The president there is Lyndon Baines Johnson. The other day was March 31, 1968. More than half a century ago.
Truth is, we’ve always had bad guys and we always will. We’ll always suffer at the hands of those who seek to bend us to their will in order to achieve selfish and sometimes evil goals. The stubborn, blind, and stupid will always be among us, often following the loudest in the room. Thankfully, if not often painfully, we’ll always have someone loud on the other side, bringing us to some shaky stasis.
It’s dangerous, admittedly, to recognize this simple fact. Some say it’s naive and foolish. If you dismiss the bad players out there (say, your politician of choice, or that loudmouth neighbor of yours) as simply more in a long line of bad players, you threaten to minimize what they’re doing. If you dismiss any current threat as hyperbole … well, that’s what the bad guys want, right? That’s when they win.
Putin is a bad guy, after all. We are destroying our planet.
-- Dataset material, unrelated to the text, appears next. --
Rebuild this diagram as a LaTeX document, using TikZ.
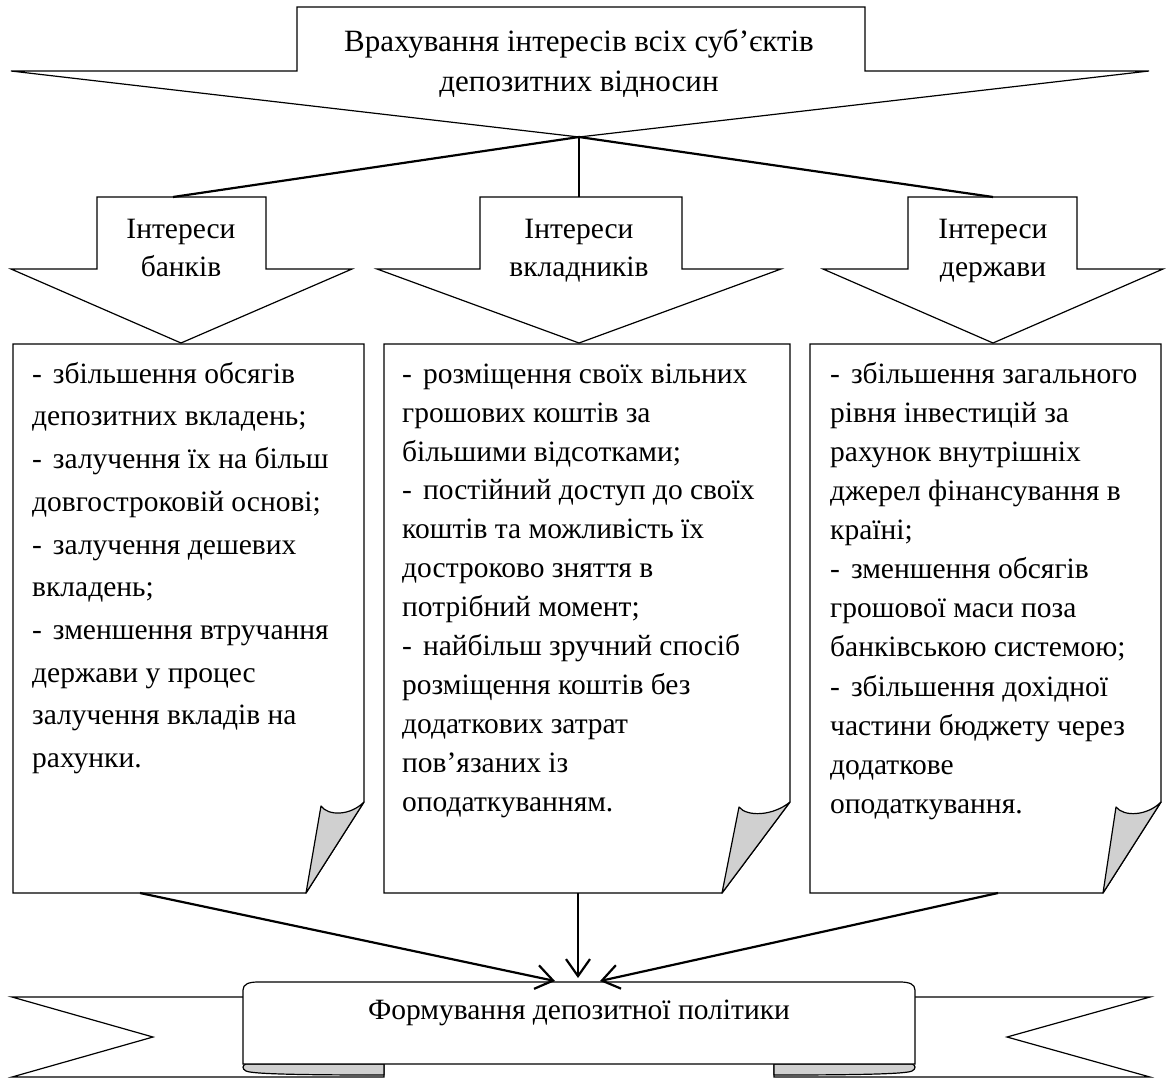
\documentclass[tikz,border=0pt]{standalone}
\usepackage{fontspec}
\setmainfont{Liberation Serif}
\usetikzlibrary{arrows.meta}
\definecolor{foldgray}{HTML}{D0D0D0}
\tikzset{
  outline/.style={draw=black, line width=1.2pt, line join=miter, fill=white},
  fold/.style={draw=black, line width=1.2pt, fill=foldgray, line join=round},
  conn/.style={draw=black, line width=2.2pt},
  connthin/.style={draw=black, line width=1.3pt},
  arr/.style={conn, -{Straight Barb[length=17pt,width=24pt,line width=2.2pt]}},
  lbl/.style={inner sep=0pt, align=center, font=\fontsize{29.5}{38}\selectfont},
  boxtxt/.style={inner sep=0pt, align=left, anchor=north west},
}
\newcommand\dsh{-\hspace{11pt}}
\newcommand\st{\rule{0pt}{25pt}}
\begin{document}
\begin{tikzpicture}[x=1pt,y=-1pt]
\useasboundingbox (0,0) rectangle (1174,1079);
\fill[white] (0,0) rectangle (1174,1079);

% top arrow
\draw[outline] (297,7) -- (865,7) -- (865,71) -- (1149,71) -- (579,137) -- (11,71) -- (297,71) -- cycle;
\node[lbl, anchor=north, font=\fontsize{31}{40}\selectfont] (toptext) at (579,26) {\st Врахування інтересів всіх суб’єктів\\депозитних відносин};
\coordinate (toptip) at (579,137);

% small arrows
\draw[outline] (97,197) -- (266,197) -- (266,269) -- (352,269) -- (181,343) -- (11,269) -- (97,269) -- cycle;
\draw[outline] (480,197) -- (682,197) -- (682,269) -- (781,269) -- (579,343) -- (377,269) -- (480,269) -- cycle;
\draw[outline] (908,197) -- (1077,197) -- (1077,269) -- (1163,269) -- (993,343) -- (823,269) -- (908,269) -- cycle;
\coordinate (lefttop) at (173,197);
\coordinate (midtop) at (579,197);
\coordinate (righttop) at (993,197);
\node[lbl, anchor=north] (lab1) at (181,213) {\st Інтереси\\банків};
\node[lbl, anchor=north] (lab2) at (579,213) {\st Інтереси\\вкладників};
\node[lbl, anchor=north] (lab3) at (993,213) {\st Інтереси\\держави};

% connectors from top arrow
\draw[conn] (toptip) -- (lefttop);
\draw[connthin] (toptip) -- (midtop);
\draw[conn] (toptip) -- (righttop);

% boxes with curled corners
\draw[outline] (13,344) -- (364,344) -- (364,802) -- (306,893) -- (13,893) -- cycle;
\draw[fold] (364,802) -- (306,893) -- (321,806) .. controls (328,816) and (350,816) .. (364,802) -- cycle;
\draw[outline] (384,344) -- (790,344) -- (790,802) -- (722,893) -- (384,893) -- cycle;
\draw[fold] (790,802) -- (722,893) -- (739,807) .. controls (747,817) and (773,816) .. (790,802) -- cycle;
\draw[outline] (810,344) -- (1161,344) -- (1161,802) -- (1103,893) -- (810,893) -- cycle;
\draw[fold] (1161,802) -- (1103,893) -- (1116,807) .. controls (1124,817) and (1147,816) .. (1161,802) -- cycle;

\node[boxtxt, font=\fontsize{29.5}{42.7}\selectfont] (banks) at (32,358) {\st\dsh збільшення обсягів\\депозитних вкладень;\\\dsh залучення їх на більш\\довгостроковій основі;\\\dsh залучення дешевих\\вкладень;\\\dsh зменшення втручання\\держави у процес\\залучення вкладів на\\рахунки.};
\node[boxtxt, font=\fontsize{29.5}{38.9}\selectfont] (depositors) at (402,358) {\st\dsh розміщення своїх вільних\\грошових коштів за\\більшими відсотками;\\\dsh постійний доступ до своїх\\коштів та можливість їх\\достроково зняття в\\потрібний момент;\\\dsh найбільш зручний спосіб\\розміщення коштів без\\додаткових затрат\\пов’язаних із\\оподаткуванням.};
\node[boxtxt, font=\fontsize{29.5}{39.1}\selectfont] (state) at (830,358) {\st\dsh збільшення загального\\рівня інвестицій за\\рахунок внутрішніх\\джерел фінансування в\\країні;\\\dsh зменшення обсягів\\грошової маси поза\\банківською системою;\\\dsh збільшення дохідної\\частини бюджету через\\додаткове\\оподаткування.};

\coordinate (lb) at (140,893);
\coordinate (mb) at (578,893);
\coordinate (rb) at (998,893);

% bottom ribbon
\draw[outline] (243,997) -- (12,997) -- (153,1037) -- (12,1077) -- (384,1077) -- (384,1064);
\draw[fold] (384,1064) -- (384,1075) .. controls (300,1075) and (252,1074) .. (246,1071) .. controls (242,1069) and (242,1065) .. (246,1064) -- cycle;
\draw[outline] (915,997) -- (1150,997) -- (1007,1037) -- (1150,1077) -- (774,1077) -- (774,1064);
\draw[fold] (774,1064) -- (774,1075) .. controls (858,1075) and (906,1074) .. (912,1071) .. controls (916,1069) and (916,1065) .. (912,1064) -- cycle;
\draw[outline] (243,1064) -- (243,990) .. controls (243,984) and (249,982) .. (258,982) -- (900,982) .. controls (909,982) and (915,984) .. (915,990) -- (915,1064) -- cycle;
\node[lbl, anchor=base] (banner) at (579,1019) {Формування депозитної політики};
\coordinate (bl) at (555,981);
\coordinate (bm) at (578,978);
\coordinate (br) at (600,981);

\draw[arr] (lb) -- (bl);
\draw[arr] (mb) -- (bm);
\draw[arr] (rb) -- (br);
\end{tikzpicture}
\end{document}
Democracy is taking it on the chin right now. People sure as heck can’t drive.
But worst ever? Are we headed toward a stock market crash? Another Great Depression? A return to bread lines and dictators? Nuclear war? Fascism? Armageddon?
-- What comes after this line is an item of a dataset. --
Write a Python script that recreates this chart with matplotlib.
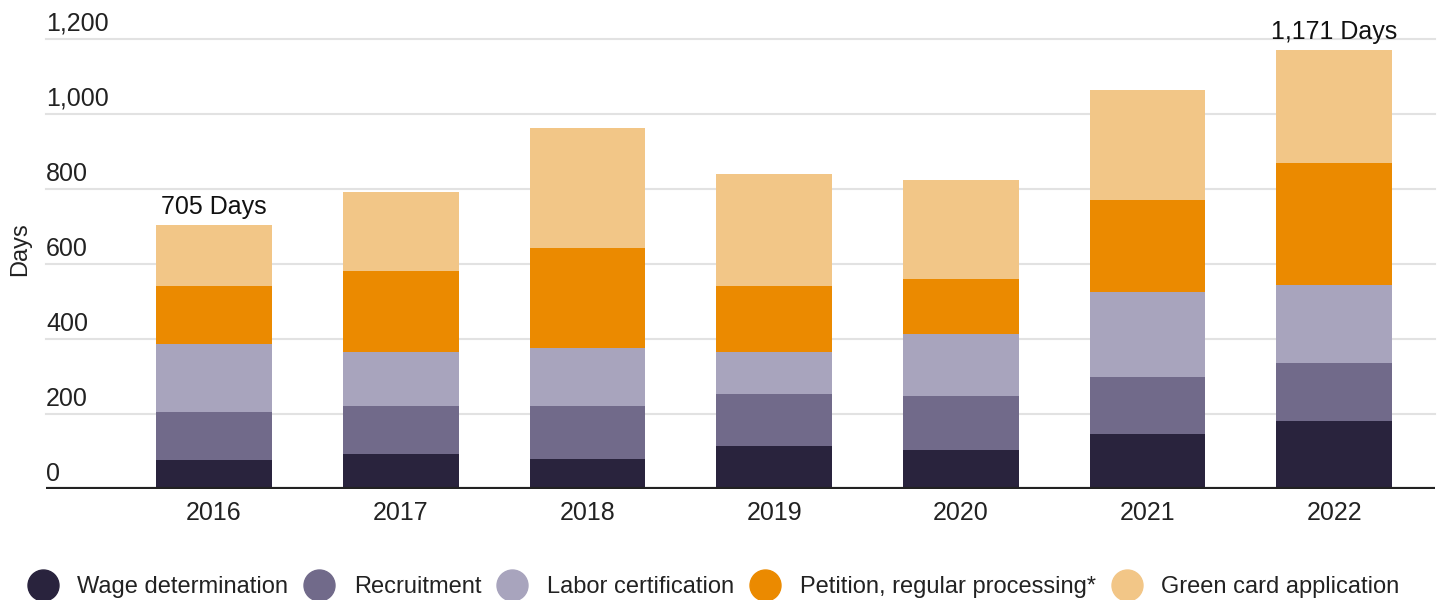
import matplotlib
matplotlib.use("Agg")
import matplotlib.pyplot as plt
from matplotlib.lines import Line2D
import numpy as np

plt.rcParams['font.family'] = ['Liberation Sans', 'DejaVu Sans']

years = ["2016", "2017", "2018", "2019", "2020", "2021", "2022"]
wage_determination = [77, 93, 80, 115, 104, 147, 181]
recruitment = [128, 128, 141, 138, 144, 152, 155]
labor_certification = [182, 144, 155, 113, 165, 226, 208]
petition_regular = [154, 216, 267, 175, 147, 246, 325]
green_card = [164, 211, 320, 299, 264, 293, 302]
series_names = ["Wage determination", "Recruitment", "Labor certification",
                "Petition, regular processing*", "Green card application"]
annotations = {0: "705 Days", 6: "1,171 Days"}
yticks = [0, 200, 400, 600, 800, 1000, 1200]

colors = ["#29233d", "#716a8a", "#a8a4bd", "#eb8a00", "#f2c687"]
text_color = "#222222"

fig = plt.figure(figsize=(14.4, 6), dpi=100)
ax = fig.add_axes([46/1440, 1 - 489/600, (1435-46)/1440, (489-39)/600])

series = [wage_determination, recruitment, labor_certification, petition_regular, green_card]
x = np.arange(len(years))
bottom = np.zeros(len(years))
for vals, c in zip(series, colors):
    ax.bar(x, vals, bottom=bottom, width=0.62, color=c, zorder=2)
    bottom += np.array(vals)

ax.set_xlim(-0.9, 6.54)
ax.set_ylim(0, 1200)

for yv in yticks[1:]:
    ax.axhline(yv, color="#e2e2e2", lw=1.5, zorder=1, clip_on=False)
ax.axhline(0, color="#222222", lw=3, zorder=3)

for s in ax.spines.values():
    s.set_visible(False)
ax.set_yticks([])
ax.set_xticks(x)
ax.set_xticklabels(years, fontsize=18, color=text_color)
ax.tick_params(axis='x', length=0, pad=9)

for yv in yticks:
    ax.text(0, yv + 22, f"{yv:,}", transform=ax.get_yaxis_transform(), ha="left",
            va="baseline", fontsize=18, color=text_color)

ax.set_ylabel("Days", fontsize=17, color=text_color)
ax.yaxis.set_label_coords(-0.011, 0.533)

for i, label in annotations.items():
    ax.text(x[i], bottom[i] + 29, label, ha="center", va="baseline", fontsize=18,
            color="#111111", clip_on=False)

handles = [Line2D([0], [0], marker='o', linestyle='none', markersize=22.3,
                  markerfacecolor=c, markeredgecolor=c) for c in colors]
fig.legend(handles, series_names, loc="center left", bbox_to_anchor=(16.6/1440, 1 - 587/600),
           ncol=5, frameon=False, fontsize=17, handletextpad=0.76, columnspacing=0.62,
           labelcolor=text_color, borderaxespad=0, handlelength=1.4)

fig.savefig("out.png", dpi=100)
Everyone diving into traffic circles without even looking?
Maybe. But, again: In, out. In, out.
Complacency, yes, is dangerous. Apathy is even worse. I’m not saying we should be either. That would throw off the whole balance thing. Every bad guy needs a good guy for this to work.
But getting too frantic, as we all seem to do from time to time, is no good either. This juggling act, whether you’re talking about democracy or that guy stopped in front of you at the entrance of the traffic circle even though he just had a chance to get in there, takes patience. A little understanding. A little — I hate to say it, because it’s something that’s come to be associated with weakness — a little compromise.
I’ve been thinking about this for some time, as the bad news continues to pound at me daily. What has happened to coming together to solve the big problems? In a world of grays, why do so many people, it seems, see everything as so black and white, so unforgiving? Has it always been that way? Can we do anything about it? What is to come of us if we don’t?
I don’t have an answer. I don’t know where to find it. I don’t know where to begin.
The journalist and professor Frank Bruni, a longtime New York Times opinion writer, has this suggestion. “In our political fights, in our personal lives, all of us should ponder and factor in the limits of our understanding. All of us should accept that the world doesn’t exist to mirror our preferences or validate our prejudices. It’s richer for that,” he writes. “And peace depends on such acceptance.”
Things are bad now, sure. Sometimes, they seem hopeless. Maybe what so many of us see is true: Maybe this is the worst of times. Who knows? We all like to think that utopia is in the direction that we’re pointing, just around the bend. But as humans, as loose families spread all over the place with competing dreams and desires, we tend to point in different directions. If utopia is up around the bend, dystopia is that dangerous intersection just before that curve. After the traffic circle.
“The world has been abnormal for so long that we’ve forgotten what it’s like to live in a peaceful and reasonable climate,” the author Madeleine L’Engle wrote … in 1978. “If there is to be any peace and reason, we have to create it in our own hearts and homes.”
Peace and reason? Hearts and homes? Sounds like the bleatings of another crazed left-winger.
It also sounds like the perfect place to start.